"""
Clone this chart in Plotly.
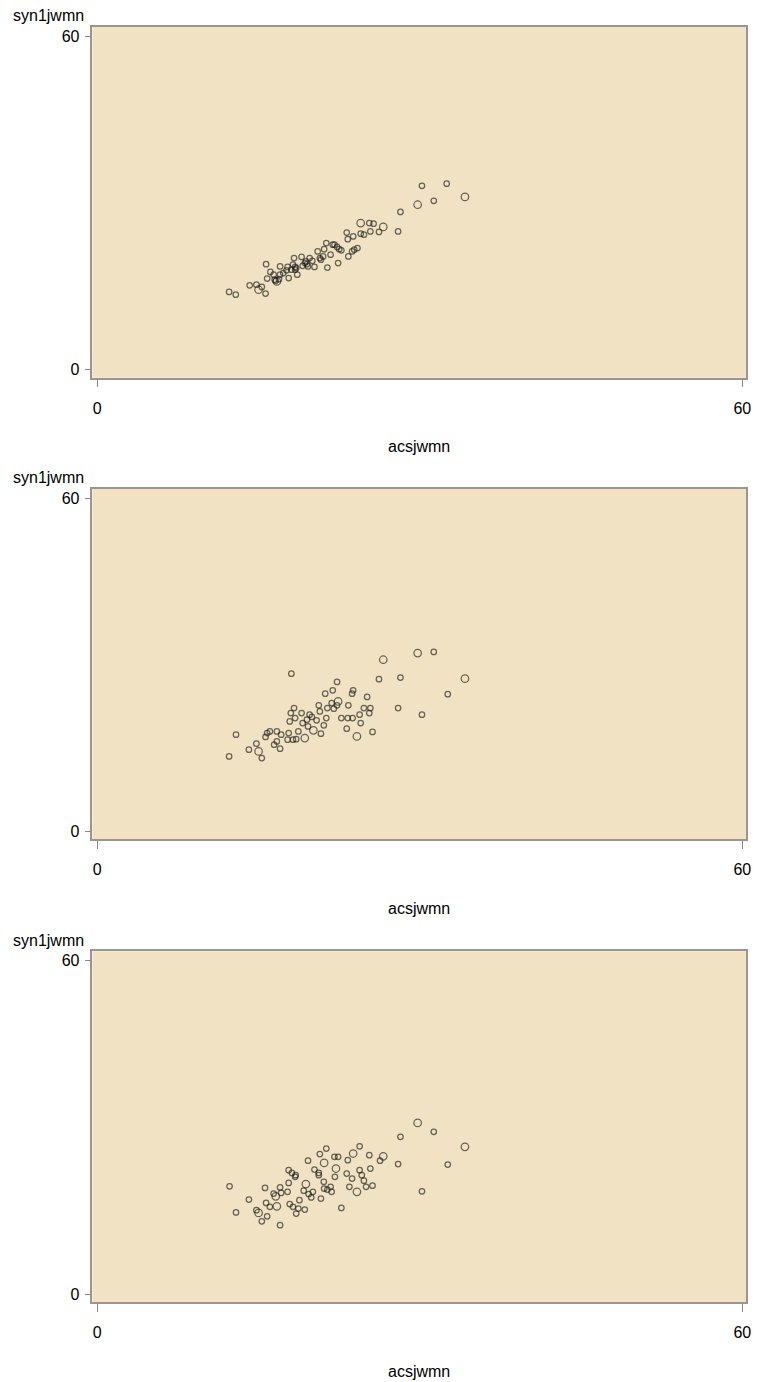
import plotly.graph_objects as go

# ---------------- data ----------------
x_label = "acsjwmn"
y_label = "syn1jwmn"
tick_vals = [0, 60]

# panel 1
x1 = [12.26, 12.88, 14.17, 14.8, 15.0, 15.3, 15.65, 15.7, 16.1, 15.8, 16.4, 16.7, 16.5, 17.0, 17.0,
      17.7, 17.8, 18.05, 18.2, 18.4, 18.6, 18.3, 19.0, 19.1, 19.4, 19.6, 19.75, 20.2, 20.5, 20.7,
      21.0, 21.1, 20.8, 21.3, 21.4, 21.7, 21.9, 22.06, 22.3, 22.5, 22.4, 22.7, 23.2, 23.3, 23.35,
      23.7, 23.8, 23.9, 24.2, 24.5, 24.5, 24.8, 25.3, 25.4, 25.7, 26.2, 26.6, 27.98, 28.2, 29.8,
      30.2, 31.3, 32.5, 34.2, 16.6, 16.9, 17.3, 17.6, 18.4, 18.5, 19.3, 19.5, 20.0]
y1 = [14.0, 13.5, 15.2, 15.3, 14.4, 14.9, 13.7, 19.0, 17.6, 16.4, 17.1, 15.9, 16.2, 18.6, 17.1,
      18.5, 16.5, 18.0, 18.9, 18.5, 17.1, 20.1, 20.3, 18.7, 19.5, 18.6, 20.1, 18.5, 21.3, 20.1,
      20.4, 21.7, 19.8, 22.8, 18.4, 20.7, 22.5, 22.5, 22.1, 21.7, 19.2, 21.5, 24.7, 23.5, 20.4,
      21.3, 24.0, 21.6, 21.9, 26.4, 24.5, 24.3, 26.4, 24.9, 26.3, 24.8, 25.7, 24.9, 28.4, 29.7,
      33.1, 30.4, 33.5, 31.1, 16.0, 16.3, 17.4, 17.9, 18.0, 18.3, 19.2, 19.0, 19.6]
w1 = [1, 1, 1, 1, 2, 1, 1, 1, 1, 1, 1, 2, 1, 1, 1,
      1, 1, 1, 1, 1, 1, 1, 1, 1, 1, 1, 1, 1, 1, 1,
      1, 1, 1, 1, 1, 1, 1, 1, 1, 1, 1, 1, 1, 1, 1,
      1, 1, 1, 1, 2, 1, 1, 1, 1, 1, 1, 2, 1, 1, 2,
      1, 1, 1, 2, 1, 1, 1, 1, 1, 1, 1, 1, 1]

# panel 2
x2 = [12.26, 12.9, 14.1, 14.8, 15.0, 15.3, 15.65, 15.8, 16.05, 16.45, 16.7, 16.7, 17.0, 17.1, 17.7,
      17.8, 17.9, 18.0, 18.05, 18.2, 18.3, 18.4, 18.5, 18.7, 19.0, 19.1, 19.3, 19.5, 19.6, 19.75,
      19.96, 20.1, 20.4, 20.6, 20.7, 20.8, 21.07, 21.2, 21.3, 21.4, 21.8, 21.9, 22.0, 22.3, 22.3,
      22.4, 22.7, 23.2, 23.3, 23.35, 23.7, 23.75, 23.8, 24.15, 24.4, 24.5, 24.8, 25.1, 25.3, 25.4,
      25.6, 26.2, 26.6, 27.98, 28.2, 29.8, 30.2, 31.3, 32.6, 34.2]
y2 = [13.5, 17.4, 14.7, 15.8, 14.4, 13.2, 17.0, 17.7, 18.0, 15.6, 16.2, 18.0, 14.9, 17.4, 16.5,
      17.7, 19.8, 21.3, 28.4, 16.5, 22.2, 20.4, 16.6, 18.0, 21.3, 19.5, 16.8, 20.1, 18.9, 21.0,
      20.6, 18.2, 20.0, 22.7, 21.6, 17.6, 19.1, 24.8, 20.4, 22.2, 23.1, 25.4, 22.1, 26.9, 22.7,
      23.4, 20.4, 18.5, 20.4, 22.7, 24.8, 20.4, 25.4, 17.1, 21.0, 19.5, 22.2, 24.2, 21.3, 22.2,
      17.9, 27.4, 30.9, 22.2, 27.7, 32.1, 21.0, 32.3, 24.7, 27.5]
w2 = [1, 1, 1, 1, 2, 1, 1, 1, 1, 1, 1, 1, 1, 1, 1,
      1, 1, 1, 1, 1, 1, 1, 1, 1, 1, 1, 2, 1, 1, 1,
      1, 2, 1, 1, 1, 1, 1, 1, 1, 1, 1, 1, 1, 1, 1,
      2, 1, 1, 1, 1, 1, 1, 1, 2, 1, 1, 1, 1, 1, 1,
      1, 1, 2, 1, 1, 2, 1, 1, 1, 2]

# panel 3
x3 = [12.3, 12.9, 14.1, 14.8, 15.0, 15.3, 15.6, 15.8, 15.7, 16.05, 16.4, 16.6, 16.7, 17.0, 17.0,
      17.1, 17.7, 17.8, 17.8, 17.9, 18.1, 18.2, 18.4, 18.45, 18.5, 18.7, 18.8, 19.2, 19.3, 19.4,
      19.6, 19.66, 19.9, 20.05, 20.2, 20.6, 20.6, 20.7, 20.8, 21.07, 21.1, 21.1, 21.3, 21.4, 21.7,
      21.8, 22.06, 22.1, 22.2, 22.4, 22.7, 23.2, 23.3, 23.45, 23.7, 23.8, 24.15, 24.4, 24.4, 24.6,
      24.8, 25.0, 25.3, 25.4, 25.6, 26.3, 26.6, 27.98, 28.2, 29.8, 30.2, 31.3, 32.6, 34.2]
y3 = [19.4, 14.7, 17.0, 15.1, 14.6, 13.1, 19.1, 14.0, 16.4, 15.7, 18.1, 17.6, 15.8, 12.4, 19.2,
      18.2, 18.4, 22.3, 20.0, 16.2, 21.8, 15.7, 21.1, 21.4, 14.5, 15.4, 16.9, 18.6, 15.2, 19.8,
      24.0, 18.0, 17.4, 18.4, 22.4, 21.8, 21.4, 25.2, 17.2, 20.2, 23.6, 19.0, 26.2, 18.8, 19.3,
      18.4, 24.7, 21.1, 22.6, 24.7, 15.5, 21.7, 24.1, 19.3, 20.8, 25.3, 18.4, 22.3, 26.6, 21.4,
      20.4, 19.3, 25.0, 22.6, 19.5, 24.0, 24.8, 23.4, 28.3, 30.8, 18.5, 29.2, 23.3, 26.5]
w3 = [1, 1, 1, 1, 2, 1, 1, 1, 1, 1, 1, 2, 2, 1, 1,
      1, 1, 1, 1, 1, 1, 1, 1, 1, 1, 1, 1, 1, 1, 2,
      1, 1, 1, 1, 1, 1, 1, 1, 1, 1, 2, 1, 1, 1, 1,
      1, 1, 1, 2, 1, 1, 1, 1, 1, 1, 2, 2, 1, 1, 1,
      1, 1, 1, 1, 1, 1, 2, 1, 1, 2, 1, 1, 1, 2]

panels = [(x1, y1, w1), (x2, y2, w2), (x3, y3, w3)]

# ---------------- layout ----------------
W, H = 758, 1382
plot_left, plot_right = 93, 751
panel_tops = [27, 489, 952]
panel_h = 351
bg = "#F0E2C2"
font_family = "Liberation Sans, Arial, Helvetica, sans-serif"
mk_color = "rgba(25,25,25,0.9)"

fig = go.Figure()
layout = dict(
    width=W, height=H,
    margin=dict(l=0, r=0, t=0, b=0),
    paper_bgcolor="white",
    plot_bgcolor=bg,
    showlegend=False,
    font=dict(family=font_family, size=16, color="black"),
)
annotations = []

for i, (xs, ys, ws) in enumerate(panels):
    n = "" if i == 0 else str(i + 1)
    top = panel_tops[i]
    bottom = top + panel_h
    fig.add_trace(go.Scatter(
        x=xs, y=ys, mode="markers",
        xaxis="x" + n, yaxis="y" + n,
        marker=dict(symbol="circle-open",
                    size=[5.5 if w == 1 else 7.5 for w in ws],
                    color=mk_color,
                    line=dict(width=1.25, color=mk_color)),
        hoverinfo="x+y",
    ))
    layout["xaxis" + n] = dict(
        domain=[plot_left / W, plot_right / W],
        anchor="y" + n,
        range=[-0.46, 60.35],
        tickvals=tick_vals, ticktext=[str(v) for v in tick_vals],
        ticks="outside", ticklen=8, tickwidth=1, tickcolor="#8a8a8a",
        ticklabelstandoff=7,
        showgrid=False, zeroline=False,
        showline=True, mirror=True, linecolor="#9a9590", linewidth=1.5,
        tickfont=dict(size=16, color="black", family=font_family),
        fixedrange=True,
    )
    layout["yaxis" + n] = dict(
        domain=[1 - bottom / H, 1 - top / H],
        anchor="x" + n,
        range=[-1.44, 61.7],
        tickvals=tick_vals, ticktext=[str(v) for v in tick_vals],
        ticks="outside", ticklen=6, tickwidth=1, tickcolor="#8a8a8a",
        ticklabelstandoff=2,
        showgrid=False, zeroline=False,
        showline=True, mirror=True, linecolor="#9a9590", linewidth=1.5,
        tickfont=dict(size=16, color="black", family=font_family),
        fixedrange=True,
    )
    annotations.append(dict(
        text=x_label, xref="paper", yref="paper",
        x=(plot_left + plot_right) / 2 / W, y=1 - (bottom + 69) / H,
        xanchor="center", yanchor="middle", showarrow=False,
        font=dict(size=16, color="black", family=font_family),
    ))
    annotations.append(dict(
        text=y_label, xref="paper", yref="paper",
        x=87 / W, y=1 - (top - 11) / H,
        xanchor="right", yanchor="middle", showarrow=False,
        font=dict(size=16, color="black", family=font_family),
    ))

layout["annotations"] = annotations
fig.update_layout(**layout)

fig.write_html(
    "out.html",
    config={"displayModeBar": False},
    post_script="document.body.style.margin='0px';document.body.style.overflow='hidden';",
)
"""
◆ WHAT THE TASK REQUIRES ◆
Give again, word for word, every line from the top of the data above to the line holding "1, 1, 1, 2, 1, 1, 1, 1, 1, 1, 1, 1, 1]", inclusive, with the pictures left out.

◆ RESPONSE TO THE TASK ◆
Clone this chart in Plotly.
import plotly.graph_objects as go

# ---------------- data ----------------
x_label = "acsjwmn"
y_label = "syn1jwmn"
tick_vals = [0, 60]

# panel 1
x1 = [12.26, 12.88, 14.17, 14.8, 15.0, 15.3, 15.65, 15.7, 16.1, 15.8, 16.4, 16.7, 16.5, 17.0, 17.0,
      17.7, 17.8, 18.05, 18.2, 18.4, 18.6, 18.3, 19.0, 19.1, 19.4, 19.6, 19.75, 20.2, 20.5, 20.7,
      21.0, 21.1, 20.8, 21.3, 21.4, 21.7, 21.9, 22.06, 22.3, 22.5, 22.4, 22.7, 23.2, 23.3, 23.35,
      23.7, 23.8, 23.9, 24.2, 24.5, 24.5, 24.8, 25.3, 25.4, 25.7, 26.2, 26.6, 27.98, 28.2, 29.8,
      30.2, 31.3, 32.5, 34.2, 16.6, 16.9, 17.3, 17.6, 18.4, 18.5, 19.3, 19.5, 20.0]
y1 = [14.0, 13.5, 15.2, 15.3, 14.4, 14.9, 13.7, 19.0, 17.6, 16.4, 17.1, 15.9, 16.2, 18.6, 17.1,
      18.5, 16.5, 18.0, 18.9, 18.5, 17.1, 20.1, 20.3, 18.7, 19.5, 18.6, 20.1, 18.5, 21.3, 20.1,
      20.4, 21.7, 19.8, 22.8, 18.4, 20.7, 22.5, 22.5, 22.1, 21.7, 19.2, 21.5, 24.7, 23.5, 20.4,
      21.3, 24.0, 21.6, 21.9, 26.4, 24.5, 24.3, 26.4, 24.9, 26.3, 24.8, 25.7, 24.9, 28.4, 29.7,
      33.1, 30.4, 33.5, 31.1, 16.0, 16.3, 17.4, 17.9, 18.0, 18.3, 19.2, 19.0, 19.6]
w1 = [1, 1, 1, 1, 2, 1, 1, 1, 1, 1, 1, 2, 1, 1, 1,
      1, 1, 1, 1, 1, 1, 1, 1, 1, 1, 1, 1, 1, 1, 1,
      1, 1, 1, 1, 1, 1, 1, 1, 1, 1, 1, 1, 1, 1, 1,
      1, 1, 1, 1, 2, 1, 1, 1, 1, 1, 1, 2, 1, 1, 2,
      1, 1, 1, 2, 1, 1, 1, 1, 1, 1, 1, 1, 1]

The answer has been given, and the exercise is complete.